Copy the data below exactly, omitting any picture it contains.
________________
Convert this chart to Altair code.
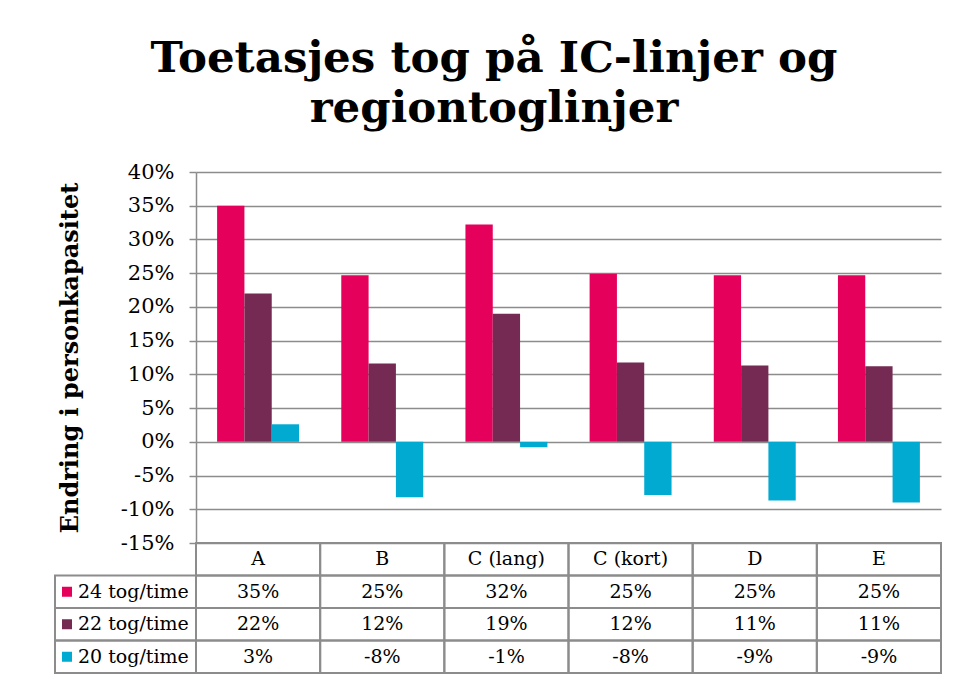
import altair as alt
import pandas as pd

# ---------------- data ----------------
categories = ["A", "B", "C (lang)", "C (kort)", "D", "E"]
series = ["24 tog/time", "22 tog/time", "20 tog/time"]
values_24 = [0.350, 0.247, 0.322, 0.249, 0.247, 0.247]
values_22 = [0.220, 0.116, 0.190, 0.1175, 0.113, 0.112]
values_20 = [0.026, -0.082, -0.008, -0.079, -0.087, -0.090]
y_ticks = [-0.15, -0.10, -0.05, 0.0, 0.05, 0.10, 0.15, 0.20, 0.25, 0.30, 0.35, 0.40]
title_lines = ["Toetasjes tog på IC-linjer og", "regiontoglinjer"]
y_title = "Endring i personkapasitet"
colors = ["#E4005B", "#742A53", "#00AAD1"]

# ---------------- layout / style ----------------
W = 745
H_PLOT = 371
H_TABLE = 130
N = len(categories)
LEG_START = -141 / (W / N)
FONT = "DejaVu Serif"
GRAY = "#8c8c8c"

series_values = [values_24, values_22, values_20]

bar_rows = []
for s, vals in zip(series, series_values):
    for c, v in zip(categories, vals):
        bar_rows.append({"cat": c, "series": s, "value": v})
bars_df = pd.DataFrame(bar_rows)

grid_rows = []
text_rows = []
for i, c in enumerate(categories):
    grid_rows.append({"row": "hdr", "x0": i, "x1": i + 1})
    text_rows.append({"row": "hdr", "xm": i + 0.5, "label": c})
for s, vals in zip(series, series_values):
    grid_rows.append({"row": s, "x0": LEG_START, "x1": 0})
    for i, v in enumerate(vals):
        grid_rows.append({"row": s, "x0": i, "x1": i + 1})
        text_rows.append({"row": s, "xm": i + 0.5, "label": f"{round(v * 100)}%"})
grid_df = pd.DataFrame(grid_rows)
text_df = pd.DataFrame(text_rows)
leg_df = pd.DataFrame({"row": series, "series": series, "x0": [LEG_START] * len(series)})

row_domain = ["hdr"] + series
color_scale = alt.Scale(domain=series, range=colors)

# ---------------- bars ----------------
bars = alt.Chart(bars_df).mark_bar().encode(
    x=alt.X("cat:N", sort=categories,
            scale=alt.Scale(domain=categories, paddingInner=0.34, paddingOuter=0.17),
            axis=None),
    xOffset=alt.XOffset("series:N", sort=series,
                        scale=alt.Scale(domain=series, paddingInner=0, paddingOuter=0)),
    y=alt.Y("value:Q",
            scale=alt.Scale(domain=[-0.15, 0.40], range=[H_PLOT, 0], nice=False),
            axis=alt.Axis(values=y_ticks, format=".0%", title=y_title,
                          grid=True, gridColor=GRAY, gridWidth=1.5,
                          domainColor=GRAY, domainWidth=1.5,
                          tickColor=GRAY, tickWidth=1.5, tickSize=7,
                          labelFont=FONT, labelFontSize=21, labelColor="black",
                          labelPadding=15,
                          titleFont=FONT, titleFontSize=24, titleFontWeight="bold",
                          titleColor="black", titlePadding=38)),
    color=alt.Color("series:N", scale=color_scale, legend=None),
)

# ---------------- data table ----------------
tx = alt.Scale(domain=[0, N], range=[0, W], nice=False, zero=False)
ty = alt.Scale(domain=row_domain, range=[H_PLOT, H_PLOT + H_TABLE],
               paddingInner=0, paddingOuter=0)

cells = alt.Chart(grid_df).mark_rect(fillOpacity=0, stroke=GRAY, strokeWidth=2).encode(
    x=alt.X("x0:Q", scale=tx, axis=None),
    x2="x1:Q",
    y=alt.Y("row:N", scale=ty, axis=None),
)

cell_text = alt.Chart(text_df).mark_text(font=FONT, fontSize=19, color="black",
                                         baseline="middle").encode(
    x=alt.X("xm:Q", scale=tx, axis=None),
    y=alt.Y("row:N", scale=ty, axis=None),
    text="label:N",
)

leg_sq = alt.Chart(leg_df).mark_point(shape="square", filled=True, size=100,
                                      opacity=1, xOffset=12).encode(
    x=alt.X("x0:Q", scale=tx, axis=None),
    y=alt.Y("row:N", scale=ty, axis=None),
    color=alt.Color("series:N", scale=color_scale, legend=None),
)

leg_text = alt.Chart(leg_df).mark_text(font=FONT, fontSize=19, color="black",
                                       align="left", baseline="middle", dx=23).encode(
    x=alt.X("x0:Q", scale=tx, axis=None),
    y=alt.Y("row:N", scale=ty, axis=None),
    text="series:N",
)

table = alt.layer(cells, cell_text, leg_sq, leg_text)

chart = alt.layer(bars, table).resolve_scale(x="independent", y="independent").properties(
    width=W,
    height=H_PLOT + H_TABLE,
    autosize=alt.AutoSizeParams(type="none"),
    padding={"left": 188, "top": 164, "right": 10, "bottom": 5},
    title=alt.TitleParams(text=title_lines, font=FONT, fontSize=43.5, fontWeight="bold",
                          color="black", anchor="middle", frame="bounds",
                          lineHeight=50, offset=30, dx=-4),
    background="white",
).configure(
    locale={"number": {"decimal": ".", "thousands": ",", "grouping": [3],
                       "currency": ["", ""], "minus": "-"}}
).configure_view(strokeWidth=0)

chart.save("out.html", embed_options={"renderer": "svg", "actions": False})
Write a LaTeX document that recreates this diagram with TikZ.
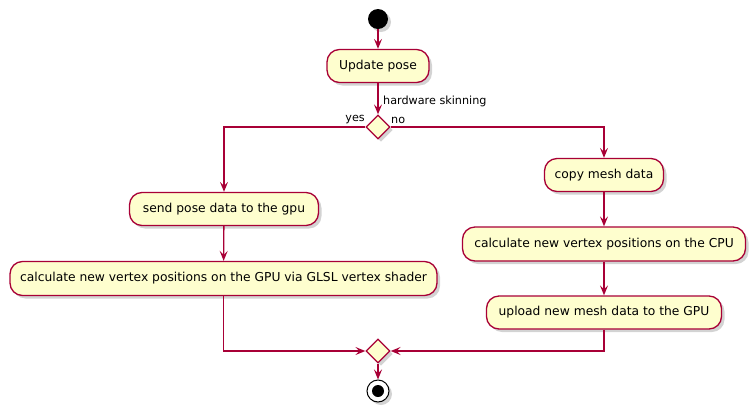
________________
▶ [The solution]:
Convert this chart to Altair code.
import altair as alt
import pandas as pd

# ---------------- data ----------------
categories = ["A", "B", "C (lang)", "C (kort)", "D", "E"]
series = ["24 tog/time", "22 tog/time", "20 tog/time"]
values_24 = [0.350, 0.247, 0.322, 0.249, 0.247, 0.247]
values_22 = [0.220, 0.116, 0.190, 0.1175, 0.113, 0.112]
values_20 = [0.026, -0.082, -0.008, -0.079, -0.087, -0.090]
y_ticks = [-0.15, -0.10, -0.05, 0.0, 0.05, 0.10, 0.15, 0.20, 0.25, 0.30, 0.35, 0.40]
title_lines = ["Toetasjes tog på IC-linjer og", "regiontoglinjer"]
y_title = "Endring i personkapasitet"
colors = ["#E4005B", "#742A53", "#00AAD1"]

# ---------------- layout / style ----------------
W = 745
H_PLOT = 371
H_TABLE = 130
N = len(categories)
LEG_START = -141 / (W / N)
FONT = "DejaVu Serif"
GRAY = "#8c8c8c"

series_values = [values_24, values_22, values_20]

bar_rows = []
for s, vals in zip(series, series_values):
    for c, v in zip(categories, vals):
        bar_rows.append({"cat": c, "series": s, "value": v})
bars_df = pd.DataFrame(bar_rows)

grid_rows = []
text_rows = []
for i, c in enumerate(categories):
    grid_rows.append({"row": "hdr", "x0": i, "x1": i + 1})
    text_rows.append({"row": "hdr", "xm": i + 0.5, "label": c})
for s, vals in zip(series, series_values):
    grid_rows.append({"row": s, "x0": LEG_START, "x1": 0})
    for i, v in enumerate(vals):
        grid_rows.append({"row": s, "x0": i, "x1": i + 1})
        text_rows.append({"row": s, "xm": i + 0.5, "label": f"{round(v * 100)}%"})
grid_df = pd.DataFrame(grid_rows)
text_df = pd.DataFrame(text_rows)
leg_df = pd.DataFrame({"row": series, "series": series, "x0": [LEG_START] * len(series)})

row_domain = ["hdr"] + series
color_scale = alt.Scale(domain=series, range=colors)

# ---------------- bars ----------------
bars = alt.Chart(bars_df).mark_bar().encode(
    x=alt.X("cat:N", sort=categories,
            scale=alt.Scale(domain=categories, paddingInner=0.34, paddingOuter=0.17),
            axis=None),
    xOffset=alt.XOffset("series:N", sort=series,
                        scale=alt.Scale(domain=series, paddingInner=0, paddingOuter=0)),
    y=alt.Y("value:Q",
            scale=alt.Scale(domain=[-0.15, 0.40], range=[H_PLOT, 0], nice=False),
            axis=alt.Axis(values=y_ticks, format=".0%", title=y_title,
                          grid=True, gridColor=GRAY, gridWidth=1.5,
                          domainColor=GRAY, domainWidth=1.5,
                          tickColor=GRAY, tickWidth=1.5, tickSize=7,
                          labelFont=FONT, labelFontSize=21, labelColor="black",
                          labelPadding=15,
                          titleFont=FONT, titleFontSize=24, titleFontWeight="bold",
                          titleColor="black", titlePadding=38)),
    color=alt.Color("series:N", scale=color_scale, legend=None),
)

# ---------------- data table ----------------
tx = alt.Scale(domain=[0, N], range=[0, W], nice=False, zero=False)
ty = alt.Scale(domain=row_domain, range=[H_PLOT, H_PLOT + H_TABLE],
               paddingInner=0, paddingOuter=0)

cells = alt.Chart(grid_df).mark_rect(fillOpacity=0, stroke=GRAY, strokeWidth=2).encode(
    x=alt.X("x0:Q", scale=tx, axis=None),
    x2="x1:Q",
    y=alt.Y("row:N", scale=ty, axis=None),
)

cell_text = alt.Chart(text_df).mark_text(font=FONT, fontSize=19, color="black",
                                         baseline="middle").encode(
    x=alt.X("xm:Q", scale=tx, axis=None),
    y=alt.Y("row:N", scale=ty, axis=None),
    text="label:N",
)

leg_sq = alt.Chart(leg_df).mark_point(shape="square", filled=True, size=100,
                                      opacity=1, xOffset=12).encode(
    x=alt.X("x0:Q", scale=tx, axis=None),
    y=alt.Y("row:N", scale=ty, axis=None),
    color=alt.Color("series:N", scale=color_scale, legend=None),
)

leg_text = alt.Chart(leg_df).mark_text(font=FONT, fontSize=19, color="black",
                                       align="left", baseline="middle", dx=23).encode(
    x=alt.X("x0:Q", scale=tx, axis=None),
    y=alt.Y("row:N", scale=ty, axis=None),
    text="series:N",
)

table = alt.layer(cells, cell_text, leg_sq, leg_text)

chart = alt.layer(bars, table).resolve_scale(x="independent", y="independent").properties(
    width=W,
    height=H_PLOT + H_TABLE,
    autosize=alt.AutoSizeParams(type="none"),
    padding={"left": 188, "top": 164, "right": 10, "bottom": 5},
    title=alt.TitleParams(text=title_lines, font=FONT, fontSize=43.5, fontWeight="bold",
                          color="black", anchor="middle", frame="bounds",
                          lineHeight=50, offset=30, dx=-4),
    background="white",
).configure(
    locale={"number": {"decimal": ".", "thousands": ",", "grouping": [3],
                       "currency": ["", ""], "minus": "-"}}
).configure_view(strokeWidth=0)

chart.save("out.html", embed_options={"renderer": "svg", "actions": False})
Write a LaTeX document that recreates this diagram with TikZ.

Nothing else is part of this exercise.